Fast AI sounds right even when it's wrong. The reason isn't hallucination — it's stereotype. And stereotypes are the one kind of error that never gets questioned.
A while back I asked three fast models the same question: "What's undisturbed.blog?" The site is new, barely indexed, barely shows up in search results. They answered anyway. No hesitation, half a second flat. "Undisturbed is a blog about meditation, mindfulness, and digital detox." Another: "An essay blog about focus and depth in the AI era." The third: "A personal blog on lifestyle and wellness."
The third was completely wrong. The second was oddly close. The first was about half right. But they all had one thing in common — none of them hedged. Not "probably," not "seems to be." Just "is."
The model didn't read anything. It took the feel of the word "Undisturbed," guessed what kind of answer I'd expect, and built something to match. Instead of going deeper, it closed the gap between the word and whoever asked.
When AI gets something factually wrong, we usually call it a hallucination — citing papers that don't exist, quoting people who never said that. Someone notices. The fact-checking starts.
Stereotypes work differently. A stereotype isn't about "true or false." It's about what a group of people instinctively believes. "If a blog is called Undisturbed, it's probably about meditation." The model hands that association back as an answer. The reader nods — "yeah, sounds right" — and it slides past.
Where does a fast model get this answer? To respond in half a second, there's no time to fetch external context. So the answer comes from whatever's already inside the model — the web of words and concepts the model picked up in training. That web is common belief. The model guesses who's asking, shapes the answer to fit what that person would accept, and delivers it with no visible seam. There's no opening for doubt.
The way fast models get fast is by borrowing what's already common. They have no other option. They traded depth for speed.
The other thing people praise fast models for: they sound human. Smooth. No stumbling.
People do the same thing when asked questions they don't know. Ask a friend "what's that Undisturbed blog?" and even if they've never heard of it, they'll guess from the word — "probably something quiet and reflective." Rather than admit they don't know, they reach for the common association. That's how people talk by default.
When a fast model "sounds human," that's exactly what it's doing. It doesn't know, so it borrows the common answer. At human speed, we call it human.
And this turns out to be the most human thing of all. The moments people seem most human aren't moments of strong opinion. They're the safe moments — "both sides have a point," small talk with strangers, the sidestepped awkward question. Not for lack of opinions. Because opinions cause friction, and friction is risky.

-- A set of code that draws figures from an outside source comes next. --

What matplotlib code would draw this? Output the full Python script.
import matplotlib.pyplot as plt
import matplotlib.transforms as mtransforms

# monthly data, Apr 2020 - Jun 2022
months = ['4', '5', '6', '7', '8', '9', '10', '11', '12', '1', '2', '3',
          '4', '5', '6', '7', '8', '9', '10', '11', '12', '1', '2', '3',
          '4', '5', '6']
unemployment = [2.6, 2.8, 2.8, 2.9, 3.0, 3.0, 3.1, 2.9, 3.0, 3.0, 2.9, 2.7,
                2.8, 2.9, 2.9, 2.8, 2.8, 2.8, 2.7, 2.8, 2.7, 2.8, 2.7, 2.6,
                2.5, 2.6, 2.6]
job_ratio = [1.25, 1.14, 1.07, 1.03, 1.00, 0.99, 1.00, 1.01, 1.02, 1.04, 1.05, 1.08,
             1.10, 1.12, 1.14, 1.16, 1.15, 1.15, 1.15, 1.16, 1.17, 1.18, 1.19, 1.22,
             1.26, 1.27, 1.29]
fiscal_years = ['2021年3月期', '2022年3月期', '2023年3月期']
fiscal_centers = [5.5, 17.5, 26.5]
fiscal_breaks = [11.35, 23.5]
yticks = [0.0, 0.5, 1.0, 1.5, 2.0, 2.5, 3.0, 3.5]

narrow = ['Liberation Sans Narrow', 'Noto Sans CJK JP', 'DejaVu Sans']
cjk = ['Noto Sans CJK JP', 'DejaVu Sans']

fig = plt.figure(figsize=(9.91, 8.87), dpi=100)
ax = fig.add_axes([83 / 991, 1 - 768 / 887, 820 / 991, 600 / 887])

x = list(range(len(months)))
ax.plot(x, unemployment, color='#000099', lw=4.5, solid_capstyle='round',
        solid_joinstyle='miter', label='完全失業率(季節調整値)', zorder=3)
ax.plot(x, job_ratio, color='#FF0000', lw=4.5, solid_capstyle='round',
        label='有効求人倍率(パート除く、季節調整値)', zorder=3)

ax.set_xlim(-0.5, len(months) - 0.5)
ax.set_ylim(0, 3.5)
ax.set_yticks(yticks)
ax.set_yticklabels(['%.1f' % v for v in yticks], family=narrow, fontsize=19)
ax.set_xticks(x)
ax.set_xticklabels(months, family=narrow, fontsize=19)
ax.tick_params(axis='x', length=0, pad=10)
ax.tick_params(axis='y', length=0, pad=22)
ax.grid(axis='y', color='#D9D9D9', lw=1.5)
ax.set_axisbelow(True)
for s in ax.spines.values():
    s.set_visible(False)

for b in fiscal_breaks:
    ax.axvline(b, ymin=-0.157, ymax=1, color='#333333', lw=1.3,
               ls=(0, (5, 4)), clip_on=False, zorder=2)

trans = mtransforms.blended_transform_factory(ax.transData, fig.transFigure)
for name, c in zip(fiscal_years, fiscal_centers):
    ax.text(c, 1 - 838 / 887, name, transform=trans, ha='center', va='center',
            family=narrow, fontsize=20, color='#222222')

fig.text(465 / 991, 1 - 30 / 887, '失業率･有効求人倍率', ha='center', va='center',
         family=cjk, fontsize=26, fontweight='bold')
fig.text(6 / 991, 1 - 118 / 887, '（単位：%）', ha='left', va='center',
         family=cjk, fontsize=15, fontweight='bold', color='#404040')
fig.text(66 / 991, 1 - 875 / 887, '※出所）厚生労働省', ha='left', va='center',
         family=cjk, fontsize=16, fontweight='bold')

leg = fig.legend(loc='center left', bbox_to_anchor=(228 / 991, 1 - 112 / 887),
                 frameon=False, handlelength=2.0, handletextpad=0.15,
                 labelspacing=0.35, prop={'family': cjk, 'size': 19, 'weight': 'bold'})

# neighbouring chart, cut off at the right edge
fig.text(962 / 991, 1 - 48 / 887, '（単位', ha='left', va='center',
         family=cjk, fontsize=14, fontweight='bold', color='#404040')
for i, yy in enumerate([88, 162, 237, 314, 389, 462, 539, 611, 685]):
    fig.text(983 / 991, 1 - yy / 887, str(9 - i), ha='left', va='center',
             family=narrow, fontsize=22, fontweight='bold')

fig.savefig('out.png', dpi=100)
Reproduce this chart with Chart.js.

Filling the gap with what's common is the oldest workaround there is.
Smoothness might not be skill. It might be avoidance. People do this. Fast models do this.
What does it mean for a model to get better?
Users want speed and accuracy. These don't go together — accuracy requires going deeper, which takes time. So there's really only one way to satisfy both: make the answer something that won't be questioned. If users don't doubt the answer, the market calls it "not wrong" — regardless of whether it's right. And the most efficient way to make answers unquestioned is to borrow what people already believe.
Making models faster and smoother is the same as making them better at stereotypes. That's one of the keys to model progress — polishing what people already think.
But what about reasoning models? They slow down. They think step by step. That's the counterargument — and it's not wrong. Reasoning models do catch errors that fast models miss. But slowing down doesn't remove stereotype; it moves it. Instead of borrowing what a quick answer looks like, the model borrows what a thorough analysis looks like. The reasoning process itself has a shape — and that shape was learned from examples of what good reasoning is supposed to look like. What counts as a valid logical step, what a balanced conclusion sounds like, when to acknowledge uncertainty. These are conventions. The model performs them. The stereotype goes deeper. It doesn't disappear.
Being consistently happy with a fast model's answers tells you something about your work. It means the work lives inside what the familiar covers. If it required deeper context, the borrowed answer would feel off somewhere. The fact that it doesn't means the question was the kind that could be answered from the familiar.
If a fast answer sometimes feels wrong in a way you can't quite name, that's a signal — your work has territory outside the familiar. The constraint that only shows up in your specific context. The judgment that took months to calibrate because no framework quite fit. The question no one has thought to ask yet, because it only exists inside your work. When the model doesn't know but answers anyway, the seam shows up. That seam is where you live.
Fast models will keep getting faster and smoother. They'll keep getting better at processing the familiar. And anyone whose work lives only inside the familiar gets automated alongside it.
A stereotyped question deserves a stereotyped answer. The part that doesn't fit the model — that's not a gap. That's the work that's still yours.